======== Collected data

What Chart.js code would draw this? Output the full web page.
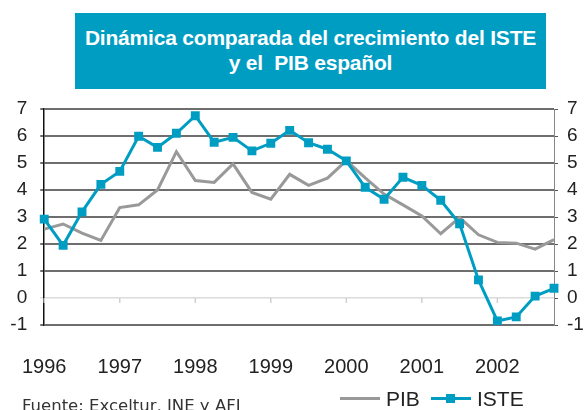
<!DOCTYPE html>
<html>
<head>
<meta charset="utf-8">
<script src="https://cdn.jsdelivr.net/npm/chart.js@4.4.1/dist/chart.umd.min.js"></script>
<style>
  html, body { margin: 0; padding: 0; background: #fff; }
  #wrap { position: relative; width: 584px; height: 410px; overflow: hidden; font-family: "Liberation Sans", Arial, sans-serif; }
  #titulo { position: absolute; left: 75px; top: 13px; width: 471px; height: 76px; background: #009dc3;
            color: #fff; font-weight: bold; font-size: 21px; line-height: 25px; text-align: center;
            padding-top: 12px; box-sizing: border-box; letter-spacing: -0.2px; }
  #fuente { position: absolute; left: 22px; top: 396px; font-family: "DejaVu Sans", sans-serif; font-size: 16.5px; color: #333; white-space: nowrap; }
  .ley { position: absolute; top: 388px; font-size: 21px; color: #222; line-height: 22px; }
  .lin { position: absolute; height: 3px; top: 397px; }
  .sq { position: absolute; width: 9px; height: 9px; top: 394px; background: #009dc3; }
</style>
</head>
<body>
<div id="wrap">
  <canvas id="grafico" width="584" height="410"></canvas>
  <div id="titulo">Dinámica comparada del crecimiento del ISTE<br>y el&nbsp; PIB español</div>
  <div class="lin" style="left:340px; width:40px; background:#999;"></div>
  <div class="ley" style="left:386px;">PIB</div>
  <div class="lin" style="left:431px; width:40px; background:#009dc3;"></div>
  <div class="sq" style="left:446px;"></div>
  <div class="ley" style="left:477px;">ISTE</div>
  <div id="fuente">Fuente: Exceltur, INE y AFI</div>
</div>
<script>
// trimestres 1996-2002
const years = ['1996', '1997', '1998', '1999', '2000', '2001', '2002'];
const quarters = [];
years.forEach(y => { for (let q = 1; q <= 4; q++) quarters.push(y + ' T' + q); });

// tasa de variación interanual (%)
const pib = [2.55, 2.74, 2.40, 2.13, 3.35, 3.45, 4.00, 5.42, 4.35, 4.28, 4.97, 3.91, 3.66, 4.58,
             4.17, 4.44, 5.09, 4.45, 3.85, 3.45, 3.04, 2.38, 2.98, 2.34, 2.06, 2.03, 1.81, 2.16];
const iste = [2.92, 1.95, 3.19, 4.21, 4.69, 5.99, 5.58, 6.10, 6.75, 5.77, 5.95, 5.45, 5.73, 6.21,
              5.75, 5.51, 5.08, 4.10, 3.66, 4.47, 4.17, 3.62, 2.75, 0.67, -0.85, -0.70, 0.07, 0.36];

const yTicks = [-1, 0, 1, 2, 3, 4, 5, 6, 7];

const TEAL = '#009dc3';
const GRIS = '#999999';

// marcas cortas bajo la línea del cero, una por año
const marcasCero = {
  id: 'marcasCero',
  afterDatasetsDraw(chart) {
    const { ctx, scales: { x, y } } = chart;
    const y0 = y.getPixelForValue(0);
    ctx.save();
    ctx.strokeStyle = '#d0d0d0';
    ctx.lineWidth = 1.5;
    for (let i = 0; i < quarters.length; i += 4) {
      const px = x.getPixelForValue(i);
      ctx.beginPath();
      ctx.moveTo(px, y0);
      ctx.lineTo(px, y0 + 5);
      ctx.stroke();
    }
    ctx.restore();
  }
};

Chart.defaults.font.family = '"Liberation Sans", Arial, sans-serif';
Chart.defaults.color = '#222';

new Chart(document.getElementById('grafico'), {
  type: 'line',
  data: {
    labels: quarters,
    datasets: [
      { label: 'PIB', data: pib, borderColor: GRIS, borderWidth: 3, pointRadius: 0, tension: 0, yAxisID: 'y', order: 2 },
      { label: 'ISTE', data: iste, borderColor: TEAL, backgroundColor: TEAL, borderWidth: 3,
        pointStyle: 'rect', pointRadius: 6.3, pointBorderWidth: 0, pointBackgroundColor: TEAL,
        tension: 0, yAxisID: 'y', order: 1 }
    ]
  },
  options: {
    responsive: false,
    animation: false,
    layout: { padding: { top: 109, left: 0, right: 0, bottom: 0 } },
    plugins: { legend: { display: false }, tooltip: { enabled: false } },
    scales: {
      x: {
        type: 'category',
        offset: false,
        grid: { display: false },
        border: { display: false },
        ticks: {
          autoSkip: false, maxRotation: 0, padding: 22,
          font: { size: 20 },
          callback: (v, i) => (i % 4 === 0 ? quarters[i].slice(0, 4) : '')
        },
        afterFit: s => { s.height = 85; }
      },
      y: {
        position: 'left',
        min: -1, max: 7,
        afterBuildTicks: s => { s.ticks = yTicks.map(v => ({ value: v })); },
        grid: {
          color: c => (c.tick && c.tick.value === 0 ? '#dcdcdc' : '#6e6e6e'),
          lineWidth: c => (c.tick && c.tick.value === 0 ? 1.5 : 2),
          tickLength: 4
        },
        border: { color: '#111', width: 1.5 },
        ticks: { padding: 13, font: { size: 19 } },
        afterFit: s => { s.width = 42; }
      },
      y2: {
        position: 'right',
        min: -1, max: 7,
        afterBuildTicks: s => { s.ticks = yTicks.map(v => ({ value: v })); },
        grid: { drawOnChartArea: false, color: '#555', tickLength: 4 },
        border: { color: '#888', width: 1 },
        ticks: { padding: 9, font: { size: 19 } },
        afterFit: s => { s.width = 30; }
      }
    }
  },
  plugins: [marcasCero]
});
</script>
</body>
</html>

================

Task to complete
With the pictures left out, transcribe the material exactly.

Expected answer
What Chart.js code would draw this? Output the full web page.
<!DOCTYPE html>
<html>
<head>
<meta charset="utf-8">
<script src="https://cdn.jsdelivr.net/npm/chart.js@4.4.1/dist/chart.umd.min.js"></script>
<style>
  html, body { margin: 0; padding: 0; background: #fff; }
  #wrap { position: relative; width: 584px; height: 410px; overflow: hidden; font-family: "Liberation Sans", Arial, sans-serif; }
  #titulo { position: absolute; left: 75px; top: 13px; width: 471px; height: 76px; background: #009dc3;
            color: #fff; font-weight: bold; font-size: 21px; line-height: 25px; text-align: center;
            padding-top: 12px; box-sizing: border-box; letter-spacing: -0.2px; }
  #fuente { position: absolute; left: 22px; top: 396px; font-family: "DejaVu Sans", sans-serif; font-size: 16.5px; color: #333; white-space: nowrap; }
  .ley { position: absolute; top: 388px; font-size: 21px; color: #222; line-height: 22px; }
  .lin { position: absolute; height: 3px; top: 397px; }
  .sq { position: absolute; width: 9px; height: 9px; top: 394px; background: #009dc3; }
</style>
</head>
<body>
<div id="wrap">
  <canvas id="grafico" width="584" height="410"></canvas>
  <div id="titulo">Dinámica comparada del crecimiento del ISTE<br>y el&nbsp; PIB español</div>
  <div class="lin" style="left:340px; width:40px; background:#999;"></div>
  <div class="ley" style="left:386px;">PIB</div>
  <div class="lin" style="left:431px; width:40px; background:#009dc3;"></div>
  <div class="sq" style="left:446px;"></div>
  <div class="ley" style="left:477px;">ISTE</div>
  <div id="fuente">Fuente: Exceltur, INE y AFI</div>
</div>
<script>
// trimestres 1996-2002
const years = ['1996', '1997', '1998', '1999', '2000', '2001', '2002'];
const quarters = [];
years.forEach(y => { for (let q = 1; q <= 4; q++) quarters.push(y + ' T' + q); });

// tasa de variación interanual (%)
const pib = [2.55, 2.74, 2.40, 2.13, 3.35, 3.45, 4.00, 5.42, 4.35, 4.28, 4.97, 3.91, 3.66, 4.58,
             4.17, 4.44, 5.09, 4.45, 3.85, 3.45, 3.04, 2.38, 2.98, 2.34, 2.06, 2.03, 1.81, 2.16];
const iste = [2.92, 1.95, 3.19, 4.21, 4.69, 5.99, 5.58, 6.10, 6.75, 5.77, 5.95, 5.45, 5.73, 6.21,
              5.75, 5.51, 5.08, 4.10, 3.66, 4.47, 4.17, 3.62, 2.75, 0.67, -0.85, -0.70, 0.07, 0.36];

const yTicks = [-1, 0, 1, 2, 3, 4, 5, 6, 7];

const TEAL = '#009dc3';
const GRIS = '#999999';

// marcas cortas bajo la línea del cero, una por año
const marcasCero = {
  id: 'marcasCero',
  afterDatasetsDraw(chart) {
    const { ctx, scales: { x, y } } = chart;
    const y0 = y.getPixelForValue(0);
    ctx.save();
    ctx.strokeStyle = '#d0d0d0';
    ctx.lineWidth = 1.5;
    for (let i = 0; i < quarters.length; i += 4) {
      const px = x.getPixelForValue(i);
      ctx.beginPath();
      ctx.moveTo(px, y0);
      ctx.lineTo(px, y0 + 5);
      ctx.stroke();
    }
    ctx.restore();
  }
};

Chart.defaults.font.family = '"Liberation Sans", Arial, sans-serif';
Chart.defaults.color = '#222';

new Chart(document.getElementById('grafico'), {
  type: 'line',
  data: {
    labels: quarters,
    datasets: [
      { label: 'PIB', data: pib, borderColor: GRIS, borderWidth: 3, pointRadius: 0, tension: 0, yAxisID: 'y', order: 2 },
      { label: 'ISTE', data: iste, borderColor: TEAL, backgroundColor: TEAL, borderWidth: 3,
        pointStyle: 'rect', pointRadius: 6.3, pointBorderWidth: 0, pointBackgroundColor: TEAL,
        tension: 0, yAxisID: 'y', order: 1 }
    ]
  },
  options: {
    responsive: false,
    animation: false,
    layout: { padding: { top: 109, left: 0, right: 0, bottom: 0 } },
    plugins: { legend: { display: false }, tooltip: { enabled: false } },
    scales: {
      x: {
        type: 'category',
        offset: false,
        grid: { display: false },
        border: { display: false },
        ticks: {
          autoSkip: false, maxRotation: 0, padding: 22,
          font: { size: 20 },
          callback: (v, i) => (i % 4 === 0 ? quarters[i].slice(0, 4) : '')
        },
        afterFit: s => { s.height = 85; }
      },
      y: {
        position: 'left',
        min: -1, max: 7,
        afterBuildTicks: s => { s.ticks = yTicks.map(v => ({ value: v })); },
        grid: {
          color: c => (c.tick && c.tick.value === 0 ? '#dcdcdc' : '#6e6e6e'),
          lineWidth: c => (c.tick && c.tick.value === 0 ? 1.5 : 2),
          tickLength: 4
        },
        border: { color: '#111', width: 1.5 },
        ticks: { padding: 13, font: { size: 19 } },
        afterFit: s => { s.width = 42; }
      },
      y2: {
        position: 'right',
        min: -1, max: 7,
        afterBuildTicks: s => { s.ticks = yTicks.map(v => ({ value: v })); },
        grid: { drawOnChartArea: false, color: '#555', tickLength: 4 },
        border: { color: '#888', width: 1 },
        ticks: { padding: 9, font: { size: 19 } },
        afterFit: s => { s.width = 30; }
      }
    }
  },
  plugins: [marcasCero]
});
</script>
</body>
</html>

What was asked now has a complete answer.